The synchronicity was undeniable. Allen had written a children’s book, The Loneliest Christmas Tree, in 1986 — the year of Molly Brooks’ birth … on Christmas Eve. In short order, the two were collaborators. The result, a 54-page hardcover tale about a solitary Christmas tree facing the threat of urban development, was released in time for Allen to preside at a book signing and impromptu acoustic concert on Dec. 3 at the Country Music Hall of Fame and Museum.

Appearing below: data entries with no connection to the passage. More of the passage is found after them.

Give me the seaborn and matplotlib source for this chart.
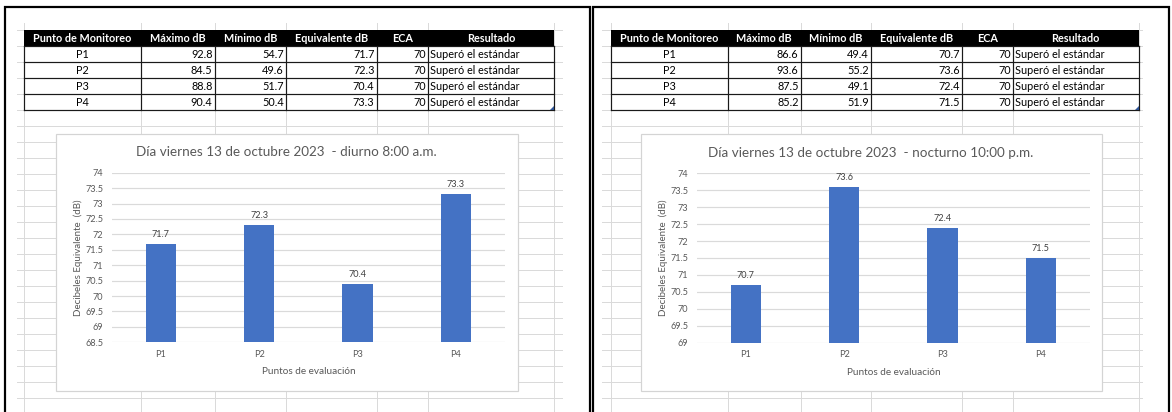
import matplotlib
matplotlib.use("Agg")
import matplotlib.pyplot as plt
from matplotlib.patches import Rectangle, Polygon
import pandas as pd
import seaborn as sns

# ---- data -----------------------------------------------------------------
puntos = ["P1", "P2", "P3", "P4"]
encabezados = ["Punto de Monitoreo", "Máximo dB", "Mínimo dB",
               "Equivalente dB", "ECA", "Resultado"]

diurno_max = [92.8, 84.5, 88.8, 90.4]
diurno_min = [54.7, 49.6, 51.7, 50.4]
diurno_eq = [71.7, 72.3, 70.4, 73.3]

nocturno_max = [86.6, 93.6, 87.5, 85.2]
nocturno_min = [49.4, 55.2, 49.1, 51.9]
nocturno_eq = [70.7, 73.6, 72.4, 71.5]

eca = [70, 70, 70, 70]
resultado = ["Superó el estándar"] * 4

titulo_diurno = "Día viernes 13 de octubre 2023  - diurno 8:00 a.m."
titulo_nocturno = "Día viernes 13 de octubre 2023  - nocturno 10:00 p.m."
ticks_diurno = [68.5, 69, 69.5, 70, 70.5, 71, 71.5, 72, 72.5, 73, 73.5, 74]
ticks_nocturno = [69, 69.5, 70, 70.5, 71, 71.5, 72, 72.5, 73, 73.5, 74]
etiqueta_x = "Puntos de evaluación"
etiqueta_y = "Decibeles Equivalente  (dB)"

# ---- style ----------------------------------------------------------------
plt.rcParams["font.family"] = ["Lato", "DejaVu Sans"]
AZUL = "#4472C4"
GRIS_TXT = "#595959"
GRIS_REJ = "#dadada"
W, H = 1172, 412


def lw(px):
    return px * 72 / 100


fig = plt.figure(figsize=(W / 100, H / 100), dpi=100)
fig.patch.set_facecolor("white")
bg = fig.add_axes([0, 0, 1, 1])
bg.set_xlim(0, W)
bg.set_ylim(H, 0)
bg.axis("off")

paneles = [
    dict(cols=[24, 141, 214.5, 286, 376.5, 428, 554], grid=(17, 562),
         caja=(55.5, 133.5, 518, 391), plot=(111.7, 172.7, 505, 342.3),
         borde=(5, 589.5), maximo=diurno_max, minimo=diurno_min,
         equiv=diurno_eq, titulo=titulo_diurno, ticks=ticks_diurno),
    dict(cols=[611, 728, 800.5, 871, 962, 1013, 1138.5], grid=(602, 1142),
         caja=(640.5, 134, 1101.5, 391.5), plot=(696.7, 173.3, 1090, 342.7),
         borde=(592.5, 1169), maximo=nocturno_max, minimo=nocturno_min,
         equiv=nocturno_eq, titulo=titulo_nocturno, ticks=ticks_nocturno),
]

Y0, HEAD_H, ROW_H = 29.5, 16.5, 16

for p in paneles:
    cols = p["cols"]
    # worksheet cell grid
    y = Y0
    while y < H:
        bg.plot(p["grid"], [y, y], color=GRIS_REJ, lw=lw(1), zorder=1)
        y += ROW_H
    for c in cols:
        bg.plot([c, c], [23, H], color=GRIS_REJ, lw=lw(1), zorder=1)

    # table header
    bg.add_patch(Rectangle((cols[0], Y0), cols[-1] - cols[0], HEAD_H,
                           facecolor="black", edgecolor="none", zorder=3))
    for j, h in enumerate(encabezados):
        bg.text((cols[j] + cols[j + 1]) / 2, Y0 + HEAD_H / 2 + 0.5, h,
                ha="center", va="center", color="white", fontsize=7.8,
                fontweight="bold", zorder=4)

    # table body
    top = Y0 + HEAD_H
    bot = top + ROW_H * len(puntos)
    bg.add_patch(Rectangle((cols[0], top), cols[-1] - cols[0], bot - top,
                           facecolor="white", edgecolor="none", zorder=2))
    for i in range(len(puntos) + 1):
        yy = top + i * ROW_H
        bg.plot([cols[0], cols[-1]], [yy, yy], color="#1a1a1a",
                lw=lw(1.2), zorder=3)
    for c in cols:
        bg.plot([c, c], [top, bot], color="#1a1a1a", lw=lw(1.2), zorder=3)
    for i, pt in enumerate(puntos):
        yc = top + i * ROW_H + ROW_H / 2 + 0.5
        kw = dict(va="center", color="black", fontsize=7.8, zorder=4)
        bg.text((cols[0] + cols[1]) / 2, yc, pt, ha="center", **kw)
        bg.text(cols[2] - 2, yc, f"{p['maximo'][i]:.1f}", ha="right", **kw)
        bg.text(cols[3] - 2, yc, f"{p['minimo'][i]:.1f}", ha="right", **kw)
        bg.text(cols[4] - 2, yc, f"{p['equiv'][i]:.1f}", ha="right", **kw)
        bg.text(cols[5] - 2, yc, f"{eca[i]}", ha="right", **kw)
        bg.text(cols[5] + 2, yc, resultado[i], ha="left", **kw)
    # table resize handle
    bg.add_patch(Polygon([(cols[-1] - 4, bot), (cols[-1], bot),
                          (cols[-1], bot - 4)], closed=True,
                         facecolor="#2f5597", edgecolor="none", zorder=5))

    # chart area
    x0, y0, x1, y1 = p["caja"]
    bg.add_patch(Rectangle((x0, y0), x1 - x0, y1 - y0, facecolor="white",
                           edgecolor="#d4d4d4", lw=lw(1.2), zorder=6))
    bg.text((x0 + x1) / 2, y0 + 19, p["titulo"], ha="center", va="center",
            color=GRIS_TXT, fontsize=9.7, zorder=7)

    # sheet border
    bx0, bx1 = p["borde"]
    bg.plot([bx0, bx0, bx1, bx1], [H + 2, 7, 7, H + 2], color="black",
            lw=lw(2.2), zorder=8, solid_joinstyle="miter")

    # bar chart
    px0, py0, px1, py1 = p["plot"]
    ax = fig.add_axes([px0 / W, 1 - py1 / H, (px1 - px0) / W, (py1 - py0) / H])
    df = pd.DataFrame({"Punto": puntos, "Equivalente": p["equiv"]})
    sns.barplot(data=df, x="Punto", y="Equivalente", color=AZUL,
                saturation=1, width=0.31, ax=ax, zorder=3)
    ax.set_xlim(-0.5, len(puntos) - 0.5)
    ax.set_ylim(p["ticks"][0], p["ticks"][-1])
    ax.set_yticks(p["ticks"])
    ax.set_yticklabels([f"{t:g}" for t in p["ticks"]])
    ax.patch.set_alpha(0)
    for s in ax.spines.values():
        s.set_visible(False)
    ax.grid(axis="y", color=GRIS_REJ, lw=lw(1.2), zorder=0)
    ax.set_axisbelow(True)
    ax.tick_params(axis="both", length=0, colors=GRIS_TXT, labelsize=6.6)
    ax.tick_params(axis="x", pad=5.5)
    ax.tick_params(axis="y", pad=6)
    ax.bar_label(ax.containers[0], labels=[f"{v:.1f}" for v in p["equiv"]],
                 padding=3.5, fontsize=6.6, color="#404040")
    ax.set_xlabel(etiqueta_x, fontsize=7.2, color=GRIS_TXT, va="center")
    ax.set_ylabel(etiqueta_y, fontsize=7.0, color=GRIS_TXT, va="center")
    ax.xaxis.set_label_coords(0.5, -0.173)
    ax.yaxis.set_label_coords(-0.085, 0.5)

fig.savefig("out.png", dpi=100, facecolor="white")
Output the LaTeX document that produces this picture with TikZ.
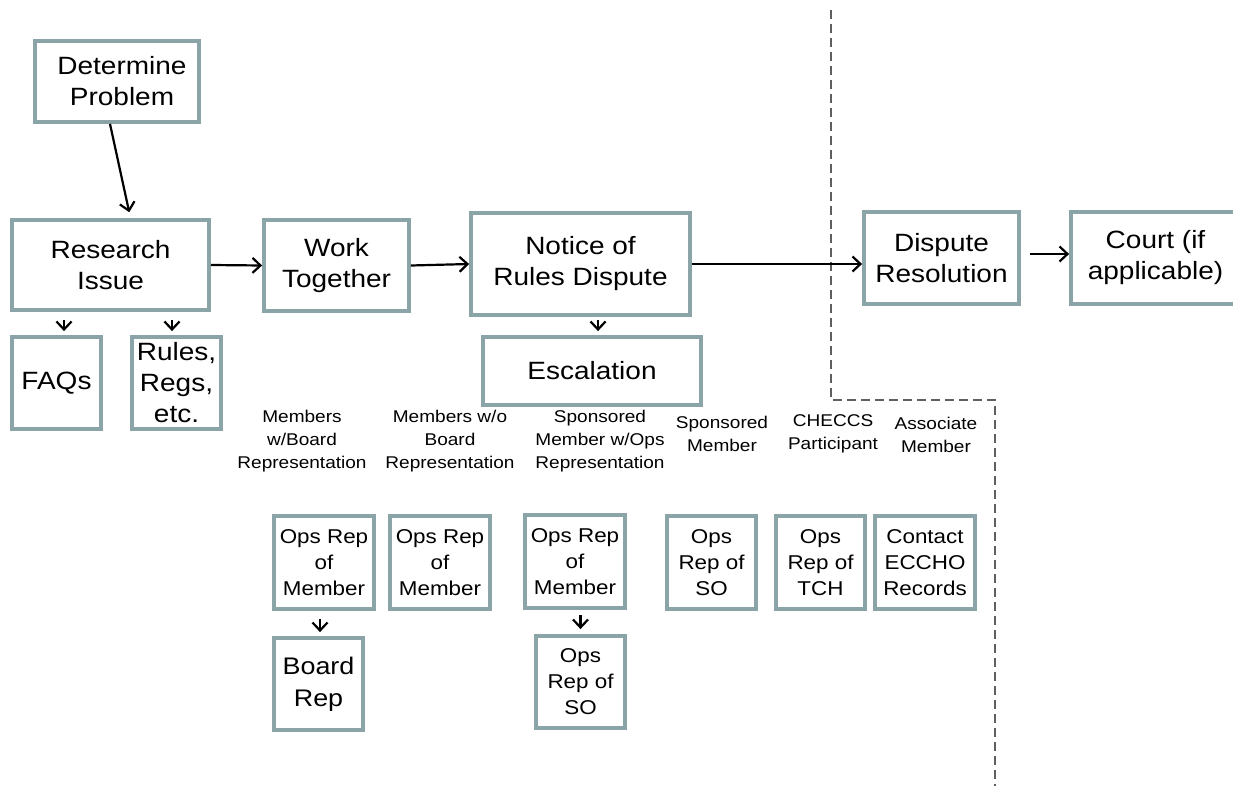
\documentclass[tikz,border=0pt]{standalone}
\usepackage{fontspec}
\setmainfont{Liberation Sans}[FakeStretch=1.12]
\usetikzlibrary{arrows.meta}
\definecolor{boxline}{RGB}{138,164,167}
\definecolor{dashline}{RGB}{95,95,95}
\tikzset{
 box/.style={draw=boxline,line width=3.8pt,align=center,inner sep=0pt},
 bigtext/.style={font=\fontsize{25}{31}\selectfont},
 midtext/.style={font=\fontsize{20}{26}\selectfont},
 boardtext/.style={font=\fontsize{24}{32}\selectfont},
 grouplabel/.style={font=\fontsize{17}{23}\selectfont,align=center,inner sep=0pt},
 arr/.style={-{Straight Barb[length=8pt,width=15pt,line width=2.2pt]},line width=2.2pt},
 sep/.style={dashline,line width=2.8pt,dash pattern=on 9pt off 5pt}
}
\begin{document}
\begin{tikzpicture}[x=1pt,y=-1pt]
 \useasboundingbox (0,0) rectangle (1233,786);
 \clip (0,0) rectangle (1233,786);
 \draw[sep] (831,10)--(831,400)--(995,400)--(995,786);
 \node[box,bigtext,minimum width=164pt,minimum height=81pt,text width=150pt] (det) at (117,81.5) {\hspace*{10pt}Determine\\\hspace*{10pt}Problem};
 \node[box,bigtext,minimum width=197pt,minimum height=90pt] (res) at (110.5,265) {Research\\Issue};
 \node[box,bigtext,minimum width=145pt,minimum height=91pt] (work) at (336.5,265.5) {Work\\Together};
 \node[box,bigtext,minimum width=219pt,minimum height=102pt] (notice) at (580.5,264) {Notice of\\Rules Dispute};
 \node[box,bigtext,minimum width=218pt,minimum height=68pt] (esc) at (592,371) {Escalation};
 \node[box,bigtext,minimum width=89pt,minimum height=92pt] (faq) at (56.5,383) {FAQs};
 \node[box,bigtext,minimum width=89pt,minimum height=92pt] (rules) at (176.5,383) {Rules,\\Regs,\\etc.};
 \node[box,bigtext,minimum width=155pt,minimum height=92pt] (disp) at (941.5,258) {Dispute\\Resolution};
 \node[box,bigtext,minimum width=169pt,minimum height=92pt] (court) at (1155.5,258) {Court (if\\applicable)};
 \node[grouplabel] (memboard) at (302,441) {Members\\w/Board\\Representation};
 \node[grouplabel] (memnoboard) at (450,441) {Members w/o\\Board\\Representation};
 \node[grouplabel] (sponops) at (600,441) {Sponsored\\Member w/Ops\\Representation};
 \node[grouplabel] (spon) at (722,433.5) {Sponsored\\Member};
 \node[grouplabel] (checcs) at (833,434) {CHECCS\\Participant};
 \node[grouplabel] (assoc) at (936,435) {Associate\\Member};
 \node[box,midtext,minimum width=100pt,minimum height=93pt] (opsa) at (324,562.5) {Ops Rep\\of\\Member};
 \node[box,boardtext,minimum width=89pt,minimum height=92pt] (board) at (318.5,684) {Board\\Rep};
 \node[box,midtext,minimum width=100pt,minimum height=93pt] (opsb) at (440,562.5) {Ops Rep\\of\\Member};
 \node[box,midtext,minimum width=100pt,minimum height=93pt] (opsc) at (575,561.5) {Ops Rep\\of\\Member};
 \node[box,midtext,minimum width=89pt,minimum height=92pt] (soa) at (580.5,682) {Ops\\Rep of\\SO};
 \node[box,midtext,minimum width=89pt,minimum height=93pt] (sob) at (711.5,562.5) {Ops\\Rep of\\SO};
 \node[box,midtext,minimum width=89pt,minimum height=93pt] (tch) at (820.5,562.5) {Ops\\Rep of\\TCH};
 \node[box,midtext,minimum width=100pt,minimum height=93pt] (eccho) at (925,562.5) {Contact\\ECCHO\\Records};
 \coordinate (faqtop) at ([xshift=7.5pt]faq.north);
 \coordinate (rulestop) at ([xshift=-4.5pt]rules.north);
 \coordinate (esctop) at ([xshift=6pt]esc.north);
 \coordinate (boardtop) at ([xshift=1.5pt]board.north);
 \draw[arr,shorten >=6pt] ([xshift=-7pt]det.south) -- ([xshift=20pt]res.north);
 \draw[arr] (res.east) -- (work.west);
 \draw[arr] (work.east) -- (notice.west);
 \draw[arr] (notice.east) -- (notice.east -| disp.west);
 \draw[arr] ([xshift=9pt,yshift=4pt]disp.east) -- ([yshift=4pt]court.west);
 \draw[arr,shorten <=8pt,shorten >=4pt] (faqtop |- res.south) -- (faqtop);
 \draw[arr,shorten <=8pt,shorten >=4pt] (rulestop |- res.south) -- (rulestop);
 \draw[arr,shorten <=3pt,shorten >=4pt] (esctop |- notice.south) -- (esctop);
 \draw[arr,shorten <=8pt,shorten >=4pt] (boardtop |- opsa.south) -- (boardtop);
 \draw[arr,shorten <=5pt,shorten >=5pt] (soa.north |- opsc.south) -- (soa.north);
\end{tikzpicture}
\end{document}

Singing, songwriting, producing, performing, recording and authoring aren’t Allen’s only creative outlets. In 2006, she starred in a Nashville production of the musical “Pump Boys and Dinettes.” She also has several alter egos: “Adrian Rose” is a sexy blonde jazz singer who issued a pop standards CD in 2002, titled Nothing but Pearls, very much in the style of Billie Holiday, along with a playfully improbable bio. (“Her mother, Estar Pearl, was a chanteuse from Paris, France, who had decided to move to the Southern jazz community in the United States to further her career. … Unfortunately, Estar met with a yet unsolved ill fate and Adrian was orphaned at only 3 months old.”) “Rosetta Posey” is a high-spirited hillbilly who sometimes performs at Tootsies Orchid Lounge in Downtown Nashville. And “Sister Leona Love” is a wacky, motor-mouthed gospel preacher.
In summing up his friend’s ongoing exuberance and search for new channels where she can unleash her creativity, Bobby Braddock states the obvious: “She has a spirit that doesn’t dampen and a talent that keeps on growing and getting better.”